I'm thinking about today. I don't know exactly how I'm going to make it through this semester, let alone the next 6 or so. I'm going to be struggling...seemingly alone in the hopes that it'll all be better one day. On top of this, I still have to force myself to break away from my shy, rather meek outward personality. This is probably the worst thing I deal with from day to day. A lack of confidence in myself automatically makes everything my fault. If something doesn't work out, it's because I'm not good enough. If I get a low grade, it's because I'm not good enough. If plans fall through with a friend, it's because I'm not good enough. If I sing a run wrong, it's because I'm not good enough. Why do I think this? Good question. The only thing, I think, that keeps me sane is the fact that I know I can sing. I have a vocal talent and I have a good voice. Other than that, what have I got? I'm mediocre at theory. I suck at history. I'm decent with diction. I'm too shy to talk to the guy I like—who, as far as i know, has no idea I like him.

I'm thinking about tomorrow. I have a theory lab I'm unprepared for. I have readings to do for class. I have a job. I'm still struggling with myself personally. What the hell am I doing? Maybe tomorrow will be a better day. Maybe I'll feel renewed energy towards self-improvement. Maybe I'll have more confidence in myself. Maybe not. Who knows.

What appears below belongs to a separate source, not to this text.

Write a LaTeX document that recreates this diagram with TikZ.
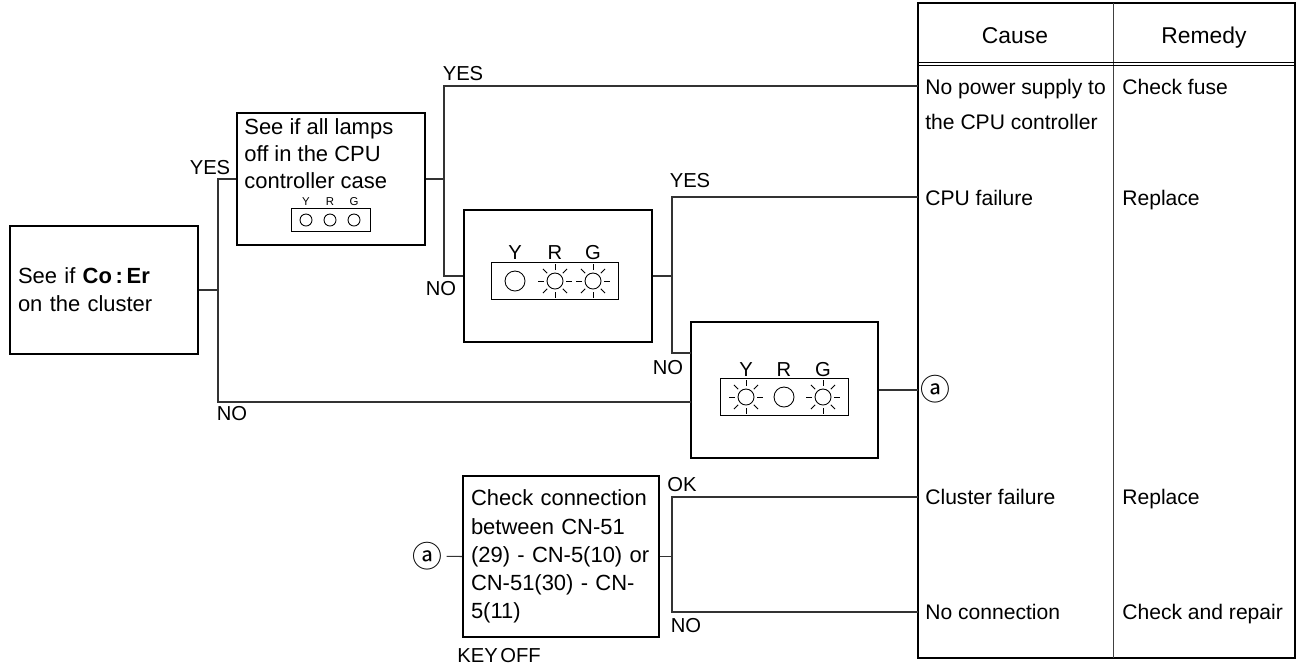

Will I ever be good enough? My damn type-A personality says no. No matter what I accomplish, I'm never going to feel like it was enough. But when I really think about what I want right now—perhaps my goals are skewed, but—I don't think about my long-term future. I don't think about singing. I don't think about composing. I don't think about being the best at something. I don't think about getting good grades, or making a good impression, or changing the world. I think about how all I want is someone to hold me and tell me they love me. And mean it in the same way I do every time I say those words.

Maybe now, after writing out my feelings, I'll be able to sleep... it's going to be a long night, I think. Goodnight.